‘The Appreciation Show’
What: Art exhibit at The Art Institute of Atlanta
When: Through Feb. 27; gallery hours are 9 a.m. to 9 p.m. Monday-Thursday, 9 a.m. to 5 p.m. Friday, 9 a.m. to 3 p.m. Saturday
Where: The Art Institute of Atlanta, 6600 Peachtree Dunwoody Road, 100 Embassy Row, Atlanta
More info: 770-394-8300,
A bronze sculpture and a painting recently landed two local high school art teachers in an Atlanta art exhibit.
Joe Emery’s bronze sculpture and Michael Valley’s large-scale painting are part of The Art Institute of Atlanta’s latest exhibit, "The Appreciation Show," part of the Atlanta High School Art Invitational. Emery teaches at Gainesville High School and Valley teaches at East Hall High School.
"The piece I entered was a cast bronze piece and it’s a figurative piece," said Joe Emery, longtime art teacher at Gainesville High School. "When you look at the front of the sculpture you’ll see this bronze face, and then when you walk around to the back of the sculpture you will see this tile — there is a box back there behind the piece and there’s glass tiles back there and suspended above the glass tiles are three dried flowers going across the top and then there’s two on the base and ribbons kind of connect them."

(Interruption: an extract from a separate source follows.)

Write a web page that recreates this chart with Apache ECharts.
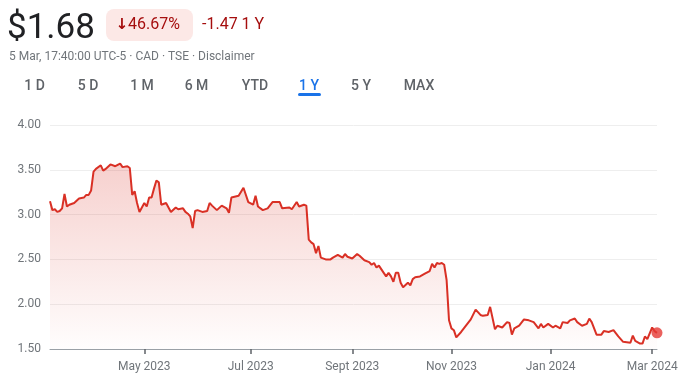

The 2-foot bronze piece, "Ties That Bind," is one in a series Emery is creating about dreams.
"This one is about my brother," he said. "And so the flowers and ribbons ... represent my immediate family of my mother, my father, my sister and I and my brother."
The bronze face of the sculpture represents his brother, he added.
Valley’s piece, "Breakthrough," placed first in the juried show, which featured paintings, drawings, mixed media, sculpture and photography. It was judged by faculty members from The Art Institute of Atlanta.
"I have a master’s (degree) in arts and I always try to push the paint limit," said Valley, of his 4-by-6-foot painting. "Its contrast of chaos and order to try and define the painting."
The show represents a mixture of styles and techniques from across the state.
"(The exhibit) is a real mixture of work," Emery said. "Cast pieces, cast metals, there’s some welded metal pieces there, there’s oil paintings, water color, drawings — it’s a real mixture."